The nose bowl started life as a stock unit. Not much left of it besides the mounting flange. We are going to add louvers on the bottom of the boot cowl and call it a day.

Love to take some pressure measurements @fobjob - suggestions on how to accomplish that?
 
Love to take some pressure measurements @fobjob - suggestions on how to accomplish that?

First, That's a particularly nice job. You clearly have mastered the building techniques.

You should be able to find techniques on measuring pressure at various points inside the plenum in back issues of Sport Aviation. If memory serves me, a fellow built a plenum for his Lancair and used piccolo tubes and a manometer to measure the pressure at multiple points. Although he didn't give step-by-step instructions, the photos that accompanied his article showed enough detail to noodle out the particulars.

When I looked through the photo album that you linked above a couple of questions came to mind. First, how did you select the inlet diameter? Second, I saw the photos showing the spacing options you considered. I think you used 34" as your final choice. How did you arrive at 34"?

Again, that's a great job.
 
The horizontal spacing was easy. We had noticed that there was a ton of turbulent flow with the original Cub nose bowl interacting with the giant MT spinner so we needed to be further outboard. We then lined up the openings to be as directly in-line with the cylinders as we could while not violating the external mold line of the nose bowl because we didn't want to add cheeks.
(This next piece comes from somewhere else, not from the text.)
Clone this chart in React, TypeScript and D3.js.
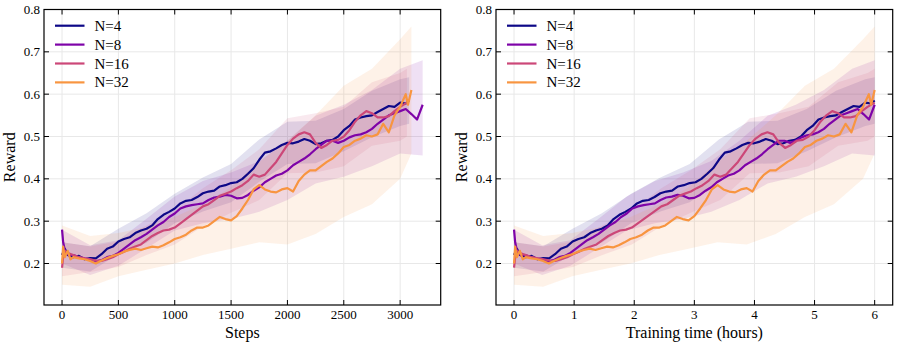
import React, { useEffect, useRef } from 'react';
import * as d3 from 'd3';

const seriesNames = ['N=4', 'N=8', 'N=16', 'N=32'];
const seriesColors = ['#0d0887', '#7e03a8', '#cc4778', '#f89540'];

// mean reward per run
const stepsN4 = [0, 25, 50, 100, 150, 200, 250, 300, 350, 400, 450, 500, 550, 600, 650, 700, 750, 800, 850, 900, 950, 1000, 1050, 1100, 1150, 1200, 1250, 1300, 1350, 1400, 1450, 1500, 1550, 1600, 1650, 1700, 1750, 1800, 1850, 1900, 1950, 2000, 2050, 2100, 2150, 2200, 2250, 2300, 2350, 2400, 2450, 2500, 2550, 2600, 2650, 2700, 2750, 2800, 2850, 2900, 2950, 3000, 3050, 3080];
const rewardN4 = [0.22, 0.235, 0.22, 0.215, 0.218, 0.21, 0.213, 0.212, 0.222, 0.235, 0.24, 0.252, 0.258, 0.262, 0.272, 0.278, 0.282, 0.29, 0.305, 0.315, 0.322, 0.33, 0.342, 0.348, 0.35, 0.357, 0.366, 0.37, 0.372, 0.382, 0.385, 0.39, 0.392, 0.40, 0.412, 0.425, 0.445, 0.462, 0.465, 0.472, 0.48, 0.485, 0.484, 0.488, 0.494, 0.49, 0.482, 0.484, 0.49, 0.492, 0.50, 0.515, 0.525, 0.54, 0.545, 0.548, 0.55, 0.558, 0.565, 0.572, 0.57, 0.58, 0.578, 0.585];

const stepsN8 = [0, 10, 30, 60, 100, 150, 200, 250, 300, 350, 400, 450, 500, 550, 600, 650, 700, 750, 800, 850, 900, 950, 1000, 1050, 1100, 1150, 1200, 1250, 1300, 1350, 1400, 1450, 1500, 1550, 1600, 1650, 1700, 1750, 1800, 1850, 1900, 1950, 2000, 2050, 2100, 2150, 2200, 2250, 2300, 2350, 2400, 2450, 2500, 2550, 2600, 2650, 2700, 2750, 2800, 2850, 2900, 2950, 3000, 3050, 3100, 3150, 3200];
const rewardN8 = [0.28, 0.25, 0.225, 0.22, 0.22, 0.215, 0.212, 0.21, 0.205, 0.208, 0.215, 0.218, 0.225, 0.235, 0.245, 0.255, 0.262, 0.27, 0.28, 0.29, 0.298, 0.31, 0.318, 0.33, 0.335, 0.338, 0.34, 0.342, 0.35, 0.356, 0.358, 0.362, 0.36, 0.354, 0.355, 0.362, 0.372, 0.38, 0.392, 0.40, 0.408, 0.412, 0.42, 0.432, 0.44, 0.448, 0.458, 0.47, 0.48, 0.49, 0.49, 0.485, 0.49, 0.498, 0.503, 0.505, 0.51, 0.518, 0.53, 0.54, 0.55, 0.555, 0.56, 0.565, 0.553, 0.54, 0.575];

const stepsN16 = [0, 10, 25, 50, 100, 150, 200, 250, 300, 350, 400, 450, 500, 550, 600, 650, 700, 750, 800, 850, 900, 950, 1000, 1050, 1100, 1150, 1200, 1250, 1300, 1350, 1400, 1450, 1500, 1550, 1600, 1650, 1700, 1750, 1800, 1850, 1900, 1950, 2000, 2050, 2100, 2150, 2200, 2250, 2300, 2350, 2400, 2450, 2500, 2550, 2600, 2650, 2700, 2750, 2800, 2850, 2900, 2950, 3000, 3060];
const rewardN16 = [0.19, 0.215, 0.23, 0.225, 0.22, 0.215, 0.212, 0.21, 0.207, 0.206, 0.21, 0.215, 0.222, 0.228, 0.235, 0.24, 0.245, 0.255, 0.265, 0.272, 0.278, 0.28, 0.285, 0.295, 0.305, 0.315, 0.325, 0.335, 0.34, 0.35, 0.36, 0.365, 0.37, 0.378, 0.385, 0.395, 0.41, 0.405, 0.41, 0.425, 0.44, 0.46, 0.48, 0.495, 0.505, 0.51, 0.505, 0.485, 0.473, 0.48, 0.49, 0.492, 0.50, 0.515, 0.535, 0.55, 0.56, 0.555, 0.545, 0.545, 0.548, 0.56, 0.57, 0.58];

const stepsN32 = [0, 10, 25, 50, 75, 100, 150, 200, 250, 300, 350, 400, 450, 500, 550, 600, 650, 700, 750, 800, 850, 900, 950, 1000, 1050, 1100, 1150, 1200, 1250, 1300, 1350, 1400, 1450, 1500, 1550, 1600, 1650, 1700, 1750, 1800, 1850, 1900, 1950, 2000, 2050, 2100, 2150, 2200, 2250, 2300, 2350, 2400, 2450, 2500, 2550, 2600, 2650, 2700, 2750, 2800, 2850, 2900, 2950, 3000, 3050, 3070, 3100];
const rewardN32 = [0.20, 0.24, 0.215, 0.23, 0.21, 0.215, 0.212, 0.21, 0.206, 0.20, 0.207, 0.213, 0.218, 0.222, 0.228, 0.232, 0.235, 0.232, 0.236, 0.24, 0.238, 0.243, 0.25, 0.258, 0.262, 0.268, 0.278, 0.285, 0.285, 0.29, 0.30, 0.31, 0.305, 0.302, 0.312, 0.33, 0.35, 0.375, 0.385, 0.375, 0.37, 0.368, 0.375, 0.378, 0.37, 0.395, 0.41, 0.42, 0.42, 0.43, 0.44, 0.448, 0.46, 0.475, 0.48, 0.49, 0.495, 0.503, 0.50, 0.505, 0.53, 0.51, 0.55, 0.57, 0.60, 0.575, 0.61];

// shaded spread (mean +/- std), read every 250 steps
const bandStepsN4 = [0, 250, 500, 750, 1000, 1250, 1500, 1750, 2000, 2250, 2500, 2750, 3000, 3080];
const bandLowN4 = [0.19, 0.181, 0.222, 0.249, 0.295, 0.323, 0.345, 0.393, 0.435, 0.437, 0.465, 0.498, 0.525, 0.53];
const bandHighN4 = [0.25, 0.241, 0.282, 0.319, 0.365, 0.403, 0.435, 0.493, 0.535, 0.537, 0.565, 0.608, 0.635, 0.64];

const bandStepsN8 = [0, 250, 500, 750, 1000, 1250, 1500, 1750, 2000, 2250, 2500, 2750, 3000, 3200];
const bandLowN8 = [0.20, 0.173, 0.195, 0.236, 0.278, 0.295, 0.305, 0.322, 0.35, 0.389, 0.405, 0.43, 0.46, 0.455];
const bandHighN8 = [0.28, 0.243, 0.255, 0.306, 0.358, 0.395, 0.415, 0.442, 0.49, 0.549, 0.575, 0.61, 0.66, 0.68];

const bandStepsN16 = [0, 250, 500, 750, 1000, 1250, 1500, 1750, 2000, 2250, 2500, 2750, 3000, 3060];
const bandLowN16 = [0.17, 0.18, 0.192, 0.22, 0.245, 0.288, 0.32, 0.35, 0.413, 0.415, 0.43, 0.478, 0.49, 0.50];
const bandHighN16 = [0.25, 0.24, 0.252, 0.29, 0.325, 0.378, 0.42, 0.47, 0.543, 0.555, 0.57, 0.628, 0.65, 0.66];

const bandStepsN32 = [0, 250, 500, 750, 1000, 1250, 1500, 1750, 2000, 2250, 2500, 2750, 3000, 3100];
const bandLowN32 = [0.15, 0.145, 0.17, 0.185, 0.2, 0.22, 0.235, 0.25, 0.245, 0.27, 0.31, 0.34, 0.40, 0.46];
const bandHighN32 = [0.29, 0.265, 0.272, 0.286, 0.31, 0.34, 0.38, 0.44, 0.49, 0.55, 0.62, 0.66, 0.73, 0.76];

// every run took the same wall-clock time
const trainingHours = 6;

const stepTicks = [0, 500, 1000, 1500, 2000, 2500, 3000];
const hourTicks = [0, 1, 2, 3, 4, 5, 6];
const rewardTicks = [0.2, 0.3, 0.4, 0.5, 0.6, 0.7, 0.8];

const runs = [
    { steps: stepsN4, reward: rewardN4, bandSteps: bandStepsN4, low: bandLowN4, high: bandHighN4 },
    { steps: stepsN8, reward: rewardN8, bandSteps: bandStepsN8, low: bandLowN8, high: bandHighN8 },
    { steps: stepsN16, reward: rewardN16, bandSteps: bandStepsN16, low: bandLowN16, high: bandHighN16 },
    { steps: stepsN32, reward: rewardN32, bandSteps: bandStepsN32, low: bandLowN32, high: bandHighN32 },
];

const serif = "'Liberation Serif', 'DejaVu Serif', 'Noto Serif', 'Times New Roman', Times, serif";

function label(sel, size) {
    return sel.style('font-family', serif).style('font-size', size + 'px').attr('fill', '#000');
}

function drawPanel(svg, opts) {
    var left = opts.left, right = opts.right, top = 9.5, bottom = 305;

    var x = d3.scaleLinear().domain(opts.domain).range([left, right]);
    var y = d3.scaleLinear().domain([0.102, 0.8]).range([bottom, top]);

    var g = svg.append('g');

    // grid
    g.append('g').selectAll('line').data(opts.ticks).enter().append('line')
        .attr('x1', d => x(d)).attr('x2', d => x(d))
        .attr('y1', top).attr('y2', bottom)
        .attr('stroke', '#e8e8e8').attr('stroke-width', 1);
    g.append('g').selectAll('line').data(rewardTicks).enter().append('line')
        .attr('x1', left).attr('x2', right)
        .attr('y1', d => y(d)).attr('y2', d => y(d))
        .attr('stroke', '#e8e8e8').attr('stroke-width', 1);

    var clip = 'clip-' + opts.id;
    svg.append('clipPath').attr('id', clip).append('rect')
        .attr('x', left).attr('y', top).attr('width', right - left).attr('height', bottom - top);

    var plot = g.append('g').attr('clip-path', 'url(#' + clip + ')');

    // bands
    runs.forEach((r, i) => {
        var pts = r.bandSteps.map((s, j) => ({ x: opts.toX(s, r), lo: r.low[j], hi: r.high[j] }));
        var area = d3.area()
            .x(d => x(d.x))
            .y0(d => y(d.lo))
            .y1(d => y(d.hi));
        plot.append('path')
            .attr('d', area(pts))
            .attr('fill', seriesColors[i])
            .attr('fill-opacity', 0.12);
    });

    // mean lines
    runs.forEach((r, i) => {
        var pts = r.steps.map((s, j) => ({ x: opts.toX(s, r), v: r.reward[j] }));
        var line = d3.line()
            .x(d => x(d.x))
            .y(d => y(d.v));
        plot.append('path')
            .attr('d', line(pts))
            .attr('fill', 'none')
            .attr('stroke', seriesColors[i])
            .attr('stroke-width', 2.2)
            .attr('stroke-linejoin', 'round');
    });

    // frame
    g.append('rect')
        .attr('x', left).attr('y', top)
        .attr('width', right - left).attr('height', bottom - top)
        .attr('fill', 'none').attr('stroke', '#000').attr('stroke-width', 1.2);

    // inward ticks on all sides
    var tl = 5;
    var tk = g.append('g').attr('stroke', '#000').attr('stroke-width', 1);
    opts.ticks.forEach(t => {
        tk.append('line').attr('x1', x(t)).attr('x2', x(t)).attr('y1', bottom).attr('y2', bottom - tl);
        tk.append('line').attr('x1', x(t)).attr('x2', x(t)).attr('y1', top).attr('y2', top + tl);
    });
    rewardTicks.forEach(t => {
        tk.append('line').attr('x1', left).attr('x2', left + tl).attr('y1', y(t)).attr('y2', y(t));
        tk.append('line').attr('x1', right).attr('x2', right - tl).attr('y1', y(t)).attr('y2', y(t));
    });

    // tick labels
    label(g.append('g').selectAll('text').data(opts.ticks).enter().append('text'), 13)
        .attr('x', d => x(d)).attr('y', bottom + 14)
        .attr('text-anchor', 'middle')
        .text(d => String(d));
    label(g.append('g').selectAll('text').data(rewardTicks).enter().append('text'), 13)
        .attr('x', left - 4).attr('y', d => y(d) + 4.5)
        .attr('text-anchor', 'end')
        .text(d => d.toFixed(1));

    // axis labels
    label(g.append('text'), 16)
        .attr('x', (left + right) / 2).attr('y', 338)
        .attr('text-anchor', 'middle')
        .text(opts.xLabel);
    label(g.append('text'), 16)
        .attr('transform', 'translate(' + (left - 29) + ',' + ((top + bottom) / 2) + ') rotate(-90)')
        .attr('text-anchor', 'middle')
        .text('Reward');

    // legend
    var lg = g.append('g');
    seriesNames.forEach((name, i) => {
        var ly = 25.7 + i * 18.9;
        lg.append('line')
            .attr('x1', left + 11).attr('x2', left + 40.5)
            .attr('y1', ly).attr('y2', ly)
            .attr('stroke', seriesColors[i]).attr('stroke-width', 2.2);
        label(lg.append('text'), 15)
            .attr('x', left + 50.5).attr('y', ly + 5)
            .text(name);
    });
}

function App() {
    const ref = useRef(null);

    useEffect(() => {
        var svg = d3.select(ref.current);
        svg.selectAll('*').remove();

        drawPanel(svg, {
            id: 'steps',
            left: 44, right: 440.7,
            domain: [-160, 3360],
            ticks: stepTicks,
            xLabel: 'Steps',
            toX: (s) => s,
        });

        drawPanel(svg, {
            id: 'hours',
            left: 496, right: 892.7,
            domain: [-0.3, 6.3],
            ticks: hourTicks,
            xLabel: 'Training time (hours)',
            toX: (s, r) => s / r.steps[r.steps.length - 1] * trainingHours,
        });
    }, []);

    return (
        <svg ref={ref} width={897} height={346}
            style={{ position: 'absolute', left: 0, top: 0, background: '#fff' }} />
    );
}

export default App;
Sadly, the diameter choice was completely empirical. I wish I could tell you that there was a quantitative metric backed up by rigorous CFD analysis but it just isn't the case. We held up rings of 5, 6, and 8" to see how they looked visually. We were running so hot we wanted to get as much air through the engine as we could. We didn't think the drag penalty on a Super Cub destined for amphibious floats would make a real-world difference in cruise speed, so we just built it with the big ones. I'm happy with how it looks, and how it cools, so it appears to have been an acceptable - if not optimal - choice.
 
[Have you taken any pressure measurements on the high (inlet)and low side (firewall)of the cowl?]
Nice job getting the air into the cylinders and keeping it in contact with the fins, but the measure of efficiency is to measure the pressure drop across the engine. Getting 4 inches on the pressure side(at 100 smph indicated) is easy, but getting rid of the volume expanded hot air is the requirement. You can test this easily by measuring the pressure on the exhaust(suction) side. If it's down around zero with respect to static pressure, then you have succeeded. If it's greater than zero, then your job isn't done yet.

*sorry to be a parade precipitator....
 
Excellent job! Glad to see your hard work paid off. Thank you for the Google Drive pictures of the whole process as well.